Encouraging the Development of Skills
So, I want to develop the children’s debating skills, but I don’t want to unwittingly remove their enjoyment of these historical discussions. We have been known to spend hours arguing and discussing points. I want them to love these times we spend together. But I also want them to learn from them. Not just historical facts but skills in debate and clarity of thought.
Over the years I have built a mental list of the things I am hoping to encourage:
- Clarity of the position of their claim, and the ability to express it concisely in a way that is understandable for everyone at the table.
- If they need to, I like them to be able to expand on their thoughts if asked, possibly providing samples or evidence. This lends weight to their argument.
- I always like the children to know why they believe or think something. With historical discussions they will need to back up their points by using original sources (primary evidence), and citing any patterns within history or in the behaviour of historical figures.
- The next point has been the hardest for my children to learn. Ideally I want them to acknowledge the opinion of those others involved in the discussion, specifically making reference to their brother or sister’s views. Better still, if they can go beyond this and gently point out any gap or inconsistencies in their siblings statements. Or, if they agree, then perhaps further supporting it with examples of their own.
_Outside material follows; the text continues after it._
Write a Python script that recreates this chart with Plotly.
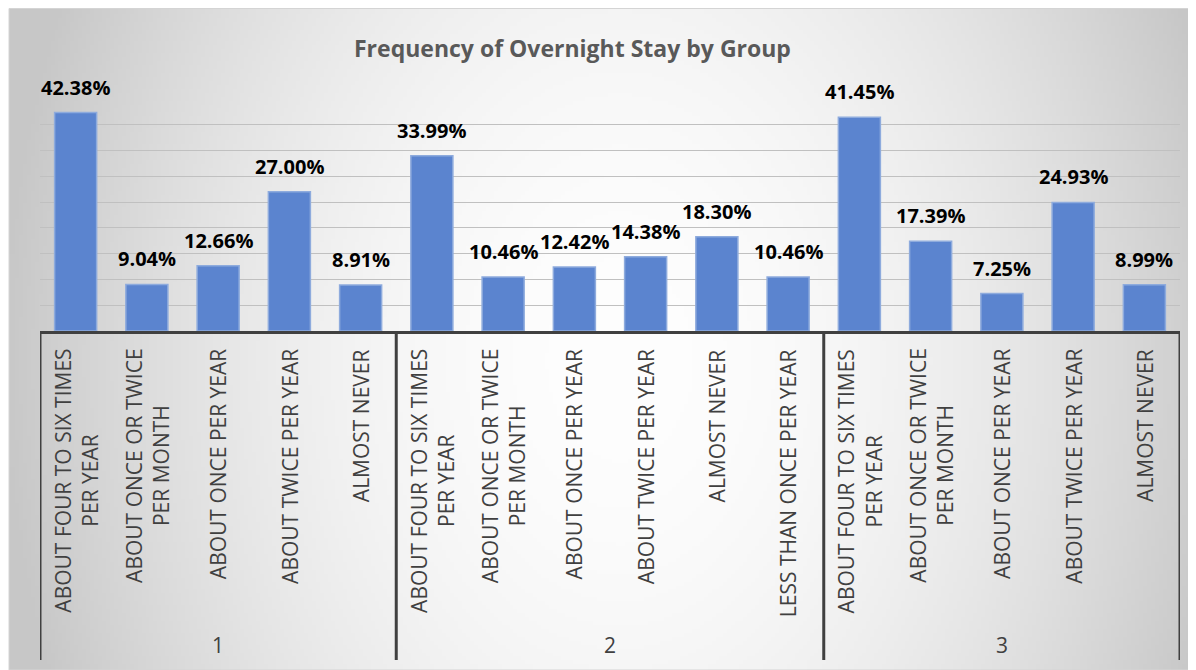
import base64
import struct
import zlib

import numpy as np
import plotly.graph_objects as go

groups = ["1", "2", "3"]
group_categories = [
    ["ABOUT FOUR TO SIX TIMES<br>PER YEAR", "ABOUT ONCE OR TWICE<br>PER MONTH",
     "ABOUT ONCE PER YEAR", "ABOUT TWICE PER YEAR", "ALMOST NEVER"],
    ["ABOUT FOUR TO SIX TIMES<br>PER YEAR", "ABOUT ONCE OR TWICE<br>PER MONTH",
     "ABOUT ONCE PER YEAR", "ABOUT TWICE PER YEAR", "ALMOST NEVER",
     "LESS THAN ONCE PER YEAR"],
    ["ABOUT FOUR TO SIX TIMES<br>PER YEAR", "ABOUT ONCE OR TWICE<br>PER MONTH",
     "ABOUT ONCE PER YEAR", "ABOUT TWICE PER YEAR", "ALMOST NEVER"],
]
group_values = [
    [42.38, 9.04, 12.66, 27.00, 8.91],
    [33.99, 10.46, 12.42, 14.38, 18.30, 10.46],
    [41.45, 17.39, 7.25, 24.93, 8.99],
]

# the page has an 8px body margin, so the figure is 8px smaller than the window
OFF = 8
W, H = 1188, 662
L, R, T, B = 32, 16, 91, 339
PH = H - T - B
PW = W - L - R


def py(y):
    # page pixel row -> paper y
    return (H - B - (y - OFF)) / PH


def px(x):
    return (x - OFF - L) / PW


def gray_png(arr):
    h, w = arr.shape
    raw = b"".join(b"\x00" + arr[r].tobytes() for r in range(h))

    def chunk(tag, data):
        c = struct.pack(">I", len(data)) + tag + data
        return c + struct.pack(">I", zlib.crc32(tag + data) & 0xffffffff)

    png = b"\x89PNG\r\n\x1a\n"
    png += chunk(b"IHDR", struct.pack(">IIBBBBB", w, h, 8, 0, 0, 0, 0))
    png += chunk(b"IDAT", zlib.compress(raw, 9))
    png += chunk(b"IEND", b"")
    return "data:image/png;base64," + base64.b64encode(png).decode()


# radial background of the chart frame (page coords)
fx0, fy0, fx1, fy1 = 9, 8, 1196, 670
gw, gh = 300, 168
xs = fx0 + (np.arange(gw) + 0.5) * (fx1 - fx0) / gw
ys = fy0 + (np.arange(gh) + 0.5) * (fy1 - fy0) / gh
XX, YY = np.meshgrid(xs, ys)
d = np.clip(np.hypot((XX - 620) / 620, (YY - 360) / 860), 0, 1)
bg = (254 - (254 - 199) * d ** 1.9).astype(np.uint8)

labels, values, centers = [], [], []
i = 0
for cats, vals in zip(group_categories, group_values):
    start = i
    for c, v in zip(cats, vals):
        labels.append(c)
        values.append(v)
        i += 1
    centers.append((start + i - 1) / 2)
xi = list(range(len(values)))

fig = go.Figure()
fig.add_trace(go.Bar(
    x=xi, y=values,
    marker=dict(color="#5b84cf", line=dict(color="#8eabdd", width=1.5)),
    hoverinfo="y",
))

ann = []
for x, v in zip(xi, values):
    ann.append(dict(x=x, y=v, xref="x", yref="y", text="{:.2f}%".format(v),
                    showarrow=False, yanchor="bottom", yshift=10,
                    font=dict(family="Open Sans", size=20, color="#000000",
                              weight="bold")))
for x, c in zip(xi, labels):
    ann.append(dict(x=x, y=py(347), xref="x", yref="paper", text=c,
                    showarrow=False, textangle=-90, yanchor="top",
                    align="center",
                    font=dict(family="Open Sans", size=21, color="#404040")))
for x, g in zip(centers, groups):
    ann.append(dict(x=x, y=py(645), xref="x", yref="paper", text=g,
                    showarrow=False, yanchor="middle",
                    font=dict(family="Open Sans", size=21, color="#404040")))
ann.append(dict(x=px(572), y=py(48), xref="paper", yref="paper",
                text="<b>Frequency of Overnight Stay by Group</b>",
                showarrow=False, yanchor="middle",
                font=dict(family="Open Sans", size=23, color="#595959")))

shapes = [dict(type="rect", xref="paper", yref="paper",
               x0=px(fx0), x1=px(fx1 - 0.5), y0=py(fy1), y1=py(fy0 + 0.5),
               line=dict(color="#d4d4d4", width=1), layer="below")]
seps = [-0.5]
n = 0
for vals in group_values:
    n += len(vals)
    seps.append(n - 0.5)
for s in seps:
    shapes.append(dict(type="line", xref="x", yref="paper", x0=s, x1=s,
                       y0=0, y1=py(660), line=dict(color="#404040", width=3)))

fig.update_layout(
    width=W, height=H,
    margin=dict(l=L, r=R, t=T, b=B),
    paper_bgcolor="white",
    plot_bgcolor="rgba(0,0,0,0)",
    bargap=0.41,
    showlegend=False,
    annotations=ann,
    shapes=shapes,
    images=[dict(source=gray_png(bg), xref="paper", yref="paper",
                 x=px(fx0), y=py(fy0), sizex=(fx1 - fx0) / PW,
                 sizey=(fy1 - fy0) / PH, sizing="stretch",
                 xanchor="left", yanchor="top", layer="below")],
)
fig.update_xaxes(range=[-0.5, len(values) - 0.5], showticklabels=False,
                 showgrid=False, zeroline=False, showline=True,
                 linecolor="#404040", linewidth=3, ticks="")
fig.update_yaxes(range=[0, 45], dtick=5, showticklabels=False,
                 showgrid=True, gridcolor="#c0c0c0", gridwidth=1,
                 zeroline=False, showline=False)

fig.write_html("out.html")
- Another tough skill is being able to listen to someone (especially your sibling) pulling your argument to shreds! However, I encourage sensitivity and gentleness. I also require them to defend their position. In this way, they learn to develop their stance through further supporting evidence or with a counter claim of their own
- The goal is that the children come away with a new perspective. Or if not entirely new, then certainly developed. In this way, our discussions are meaningful, collaborative, supportive and educational.
Historical discussions have many benefits to a homeschool mum. They are educational, teaching both historical content at the same time as developing skills (which they can take into adulthood). But they also have the additional benefit of keeping the lines of communication open during their transition to adulthood. Through observation, I get to unobtrusively learn each child’s methods of communicating.
I have a peculiar mix of children.
One is blunt, to the point and believes they are always right and sometimes struggles to see other’s points of view. I have another who is very opinionated and whilst they do not always consider themselves right, they do not like any hint of being told what to think. Another hates getting it ‘wrong’, which is very different to the child who believes they are always right. This child needs more gentle handling. The last two do not like to cause any dissension, meaning they will only share their opinion if it is similar to the others’. I have to almost tease their thoughts from them.
The historical discussions we have had over the years have made me a better parent.
You know what, though? I really enjoy listening to their thoughts. It is often during these times that the teacher (AKA Claire) ends up being the one who learns something new!